• [Exercise] Write out the full listing exactly as given, minus the images.

• [Collected material]
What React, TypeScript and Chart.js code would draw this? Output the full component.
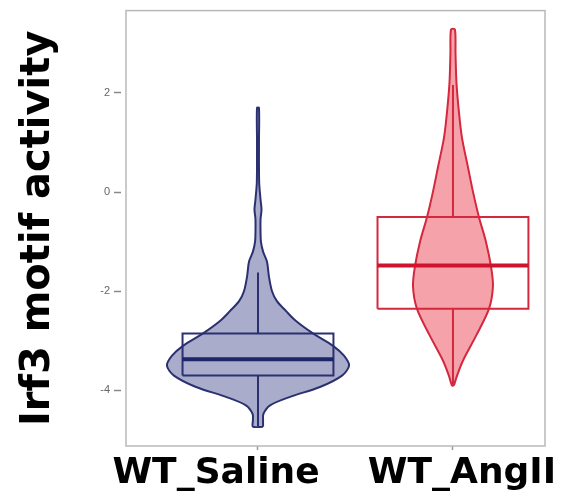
import React, { useEffect, useRef } from "react";
import { Chart, registerables } from "chart.js";

Chart.register(...registerables);

// ---- data ----
const categories = ["WT_Saline", "WT_AngII"];
const yTicks = [-4, -2, 0, 2];
const yAxisTitle = "Irf3 motif activity";

// violin outline: activity levels (bottom to top) and kernel half-widths (x-axis units)
const salineViolinY = [-4.73, -4.6, -4.47, -4.3, -4.13, -3.93, -3.7, -3.5, -3.3, -3.1, -2.85, -2.6, -2.4, -2.2, -2.0, -1.7, -1.4, -1.2, -1.0, -0.8, -0.55, -0.35, -0.15, 0.2, 1.0, 1.7];
const salineViolinWidth = [0.026, 0.026, 0.028, 0.062, 0.164, 0.318, 0.431, 0.467, 0.441, 0.385, 0.282, 0.195, 0.144, 0.097, 0.072, 0.056, 0.046, 0.026, 0.015, 0.013, 0.013, 0.018, 0.013, 0.006, 0.005, 0.005];
const angiiViolinY = [-3.9, -3.7, -3.4, -2.9, -2.35, -1.9, -1.5, -1.0, -0.5, 0.0, 0.5, 1.1, 1.6, 2.2, 2.8, 3.28];
const angiiViolinWidth = [0.005, 0.021, 0.051, 0.118, 0.185, 0.205, 0.195, 0.169, 0.133, 0.103, 0.077, 0.046, 0.031, 0.018, 0.013, 0.01];

// [lower whisker, Q1, median, Q3, upper whisker]
const salineBoxStats = [-4.73, -3.7, -3.37, -2.85, -1.62];
const angiiBoxStats = [-3.88, -2.35, -1.48, -0.5, 2.16];

// ---- styling ----
const BOX_HALF = 0.387;
const styles = [
  { fill: "#a9acca", stroke: "#2b3170", median: "#1d2668" },
  { fill: "#f6a2ab", stroke: "#d3283d", median: "#cf132c" },
];

function violinPoints(center: number, ys: number[], ws: number[]) {
  const right = ys.map((y, i) => ({ x: center + ws[i], y }));
  const left = ys.map((y, i) => ({ x: center - ws[i], y })).reverse();
  return [...right, ...left, right[0]];
}

function buildDatasets() {
  const groups = [
    { y: salineViolinY, w: salineViolinWidth, s: salineBoxStats },
    { y: angiiViolinY, w: angiiViolinWidth, s: angiiBoxStats },
  ];
  const ds: any[] = [];
  groups.forEach((g, i) => {
    const c = i + 1;
    const st = styles[i];
    const [lo, q1, med, q3, hi] = g.s;
    ds.push({
      label: categories[i] + " violin",
      data: violinPoints(c, g.y, g.w),
      borderColor: st.stroke,
      backgroundColor: st.fill,
      borderWidth: 2,
      fill: "shape",
      tension: 0.3,
      pointRadius: 0,
      order: 10,
    });
    ds.push({
      label: categories[i] + " whisker low",
      data: [{ x: c, y: lo }, { x: c, y: q1 }],
      borderColor: st.stroke,
      borderWidth: 2,
      fill: false,
      pointRadius: 0,
      order: 5,
    });
    ds.push({
      label: categories[i] + " whisker high",
      data: [{ x: c, y: q3 }, { x: c, y: hi }],
      borderColor: st.stroke,
      borderWidth: 2,
      fill: false,
      pointRadius: 0,
      order: 5,
    });
    ds.push({
      label: categories[i] + " box",
      data: [
        { x: c - BOX_HALF, y: q1 },
        { x: c + BOX_HALF, y: q1 },
        { x: c + BOX_HALF, y: q3 },
        { x: c - BOX_HALF, y: q3 },
        { x: c - BOX_HALF, y: q1 },
      ],
      borderColor: st.stroke,
      borderWidth: 2,
      fill: false,
      pointRadius: 0,
      order: 3,
    });
    ds.push({
      label: categories[i] + " median",
      data: [{ x: c - BOX_HALF, y: med }, { x: c + BOX_HALF, y: med }],
      borderColor: st.median,
      borderWidth: 4,
      fill: false,
      pointRadius: 0,
      order: 1,
    });
  });
  return ds;
}

const framePlugin = {
  id: "frame",
  beforeDatasetsDraw(chart: any) {
    const { ctx, chartArea: a } = chart;
    ctx.save();
    ctx.strokeStyle = "#b9b9b9";
    ctx.lineWidth = 1.5;
    ctx.strokeRect(a.left, a.top, a.right - a.left, a.bottom - a.top);
    ctx.restore();
  },
};

const LABEL_SHIFT = [-42, 9];
const categoryLabelPlugin = {
  id: "categoryLabels",
  afterDraw(chart: any) {
    const { ctx, chartArea } = chart;
    const xs = chart.scales.x;
    ctx.save();
    ctx.font = 'bold 36px "DejaVu Sans"';
    ctx.fillStyle = "#000";
    ctx.textAlign = "center";
    ctx.textBaseline = "alphabetic";
    categories.forEach((name, i) => {
      ctx.fillText(name, xs.getPixelForValue(i + 1) + LABEL_SHIFT[i], chartArea.bottom + 37);
    });
    ctx.restore();
  },
};

export default function App() {
  const ref = useRef<HTMLCanvasElement | null>(null);
  useEffect(() => {
    if (!ref.current) return;
    const chart = new Chart(ref.current, {
      type: "line",
      data: { datasets: buildDatasets() },
      options: {
        animation: false,
        responsive: true,
        maintainAspectRatio: false,
        events: [],
        layout: { padding: { top: 7, right: 16, left: 0, bottom: 0 } },
        plugins: { legend: { display: false }, tooltip: { enabled: false } },
        scales: {
          x: {
            type: "linear",
            min: 0.323,
            max: 2.472,
            afterFit: (s: any) => {
              s.height = 57;
            },
            afterBuildTicks: (s: any) => {
              s.ticks = categories.map((_, i) => ({ value: i + 1 }));
            },
            ticks: { display: false },
            border: { display: false },
            grid: { drawOnChartArea: false, tickLength: 4, tickColor: "#999", tickWidth: 1.5 },
          },
          y: {
            type: "linear",
            min: -5.12,
            max: 3.66,
            afterFit: (s: any) => {
              s.width = 126;
            },
            afterBuildTicks: (s: any) => {
              s.ticks = yTicks.map((v) => ({ value: v }));
            },
            ticks: {
              color: "#666",
              font: { size: 11, family: '"Liberation Sans", Arial, sans-serif' },
              padding: 4,
            },
            border: { display: false },
            grid: {
              drawOnChartArea: false,
              tickLength: 12,
              tickBorderDash: [7, 100],
              tickColor: "#888",
              tickWidth: 1.5,
            },
            title: {
              display: true,
              text: yAxisTitle,
              color: "#000",
              font: { family: '"DejaVu Sans"', weight: "bold", size: 40 },
              padding: { top: 15, bottom: 0 },
            },
          },
        },
      } as any,
      plugins: [framePlugin, categoryLabelPlugin],
    });
    return () => chart.destroy();
  }, []);
  return (
    <div style={{ position: "fixed", left: 0, top: 0, width: 561, height: 503 }}>
      <canvas ref={ref} />
    </div>
  );
}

• [Exercise response]
What React, TypeScript and Chart.js code would draw this? Output the full component.
import React, { useEffect, useRef } from "react";
import { Chart, registerables } from "chart.js";

Chart.register(...registerables);

// ---- data ----
const categories = ["WT_Saline", "WT_AngII"];
const yTicks = [-4, -2, 0, 2];
const yAxisTitle = "Irf3 motif activity";

// violin outline: activity levels (bottom to top) and kernel half-widths (x-axis units)
const salineViolinY = [-4.73, -4.6, -4.47, -4.3, -4.13, -3.93, -3.7, -3.5, -3.3, -3.1, -2.85, -2.6, -2.4, -2.2, -2.0, -1.7, -1.4, -1.2, -1.0, -0.8, -0.55, -0.35, -0.15, 0.2, 1.0, 1.7];
const salineViolinWidth = [0.026, 0.026, 0.028, 0.062, 0.164, 0.318, 0.431, 0.467, 0.441, 0.385, 0.282, 0.195, 0.144, 0.097, 0.072, 0.056, 0.046, 0.026, 0.015, 0.013, 0.013, 0.018, 0.013, 0.006, 0.005, 0.005];
const angiiViolinY = [-3.9, -3.7, -3.4, -2.9, -2.35, -1.9, -1.5, -1.0, -0.5, 0.0, 0.5, 1.1, 1.6, 2.2, 2.8, 3.28];
const angiiViolinWidth = [0.005, 0.021, 0.051, 0.118, 0.185, 0.205, 0.195, 0.169, 0.133, 0.103, 0.077, 0.046, 0.031, 0.018, 0.013, 0.01];

// [lower whisker, Q1, median, Q3, upper whisker]
const salineBoxStats = [-4.73, -3.7, -3.37, -2.85, -1.62];
const angiiBoxStats = [-3.88, -2.35, -1.48, -0.5, 2.16];

// ---- styling ----
const BOX_HALF = 0.387;
const styles = [
  { fill: "#a9acca", stroke: "#2b3170", median: "#1d2668" },
  { fill: "#f6a2ab", stroke: "#d3283d", median: "#cf132c" },
];

function violinPoints(center: number, ys: number[], ws: number[]) {
  const right = ys.map((y, i) => ({ x: center + ws[i], y }));
  const left = ys.map((y, i) => ({ x: center - ws[i], y })).reverse();
  return [...right, ...left, right[0]];
}

function buildDatasets() {
  const groups = [
    { y: salineViolinY, w: salineViolinWidth, s: salineBoxStats },
    { y: angiiViolinY, w: angiiViolinWidth, s: angiiBoxStats },
  ];
  const ds: any[] = [];
  groups.forEach((g, i) => {
    const c = i + 1;
    const st = styles[i];
    const [lo, q1, med, q3, hi] = g.s;
    ds.push({
      label: categories[i] + " violin",
      data: violinPoints(c, g.y, g.w),
      borderColor: st.stroke,
      backgroundColor: st.fill,
      borderWidth: 2,
      fill: "shape",
      tension: 0.3,
      pointRadius: 0,
      order: 10,
    });
    ds.push({
      label: categories[i] + " whisker low",
      data: [{ x: c, y: lo }, { x: c, y: q1 }],
      borderColor: st.stroke,
      borderWidth: 2,
      fill: false,
      pointRadius: 0,
      order: 5,
    });
    ds.push({
      label: categories[i] + " whisker high",
      data: [{ x: c, y: q3 }, { x: c, y: hi }],
      borderColor: st.stroke,
      borderWidth: 2,
      fill: false,
      pointRadius: 0,
      order: 5,
    });
    ds.push({
      label: categories[i] + " box",
      data: [
        { x: c - BOX_HALF, y: q1 },
        { x: c + BOX_HALF, y: q1 },
        { x: c + BOX_HALF, y: q3 },
        { x: c - BOX_HALF, y: q3 },
        { x: c - BOX_HALF, y: q1 },
      ],
      borderColor: st.stroke,
      borderWidth: 2,
      fill: false,
      pointRadius: 0,
      order: 3,
    });
    ds.push({
      label: categories[i] + " median",
      data: [{ x: c - BOX_HALF, y: med }, { x: c + BOX_HALF, y: med }],
      borderColor: st.median,
      borderWidth: 4,
      fill: false,
      pointRadius: 0,
      order: 1,
    });
  });
  return ds;
}

const framePlugin = {
  id: "frame",
  beforeDatasetsDraw(chart: any) {
    const { ctx, chartArea: a } = chart;
    ctx.save();
    ctx.strokeStyle = "#b9b9b9";
    ctx.lineWidth = 1.5;
    ctx.strokeRect(a.left, a.top, a.right - a.left, a.bottom - a.top);
    ctx.restore();
  },
};

const LABEL_SHIFT = [-42, 9];
const categoryLabelPlugin = {
  id: "categoryLabels",
  afterDraw(chart: any) {
    const { ctx, chartArea } = chart;
    const xs = chart.scales.x;
    ctx.save();
    ctx.font = 'bold 36px "DejaVu Sans"';
    ctx.fillStyle = "#000";
    ctx.textAlign = "center";
    ctx.textBaseline = "alphabetic";
    categories.forEach((name, i) => {
      ctx.fillText(name, xs.getPixelForValue(i + 1) + LABEL_SHIFT[i], chartArea.bottom + 37);
    });
    ctx.restore();
  },
};

export default function App() {
  const ref = useRef<HTMLCanvasElement | null>(null);
  useEffect(() => {
    if (!ref.current) return;
    const chart = new Chart(ref.current, {
      type: "line",
      data: { datasets: buildDatasets() },
      options: {
        animation: false,
        responsive: true,
        maintainAspectRatio: false,
        events: [],
        layout: { padding: { top: 7, right: 16, left: 0, bottom: 0 } },
        plugins: { legend: { display: false }, tooltip: { enabled: false } },
        scales: {
          x: {
            type: "linear",
            min: 0.323,
            max: 2.472,
            afterFit: (s: any) => {
              s.height = 57;
            },
            afterBuildTicks: (s: any) => {
              s.ticks = categories.map((_, i) => ({ value: i + 1 }));
            },
            ticks: { display: false },
            border: { display: false },
            grid: { drawOnChartArea: false, tickLength: 4, tickColor: "#999", tickWidth: 1.5 },
          },
          y: {
            type: "linear",
            min: -5.12,
            max: 3.66,
            afterFit: (s: any) => {
              s.width = 126;
            },
            afterBuildTicks: (s: any) => {
              s.ticks = yTicks.map((v) => ({ value: v }));
            },
            ticks: {
              color: "#666",
              font: { size: 11, family: '"Liberation Sans", Arial, sans-serif' },
              padding: 4,
            },
            border: { display: false },
            grid: {
              drawOnChartArea: false,
              tickLength: 12,
              tickBorderDash: [7, 100],
              tickColor: "#888",
              tickWidth: 1.5,
            },
            title: {
              display: true,
              text: yAxisTitle,
              color: "#000",
              font: { family: '"DejaVu Sans"', weight: "bold", size: 40 },
              padding: { top: 15, bottom: 0 },
            },
          },
        },
      } as any,
      plugins: [framePlugin, categoryLabelPlugin],
    });
    return () => chart.destroy();
  }, []);
  return (
    <div style={{ position: "fixed", left: 0, top: 0, width: 561, height: 503 }}>
      <canvas ref={ref} />
    </div>
  );
}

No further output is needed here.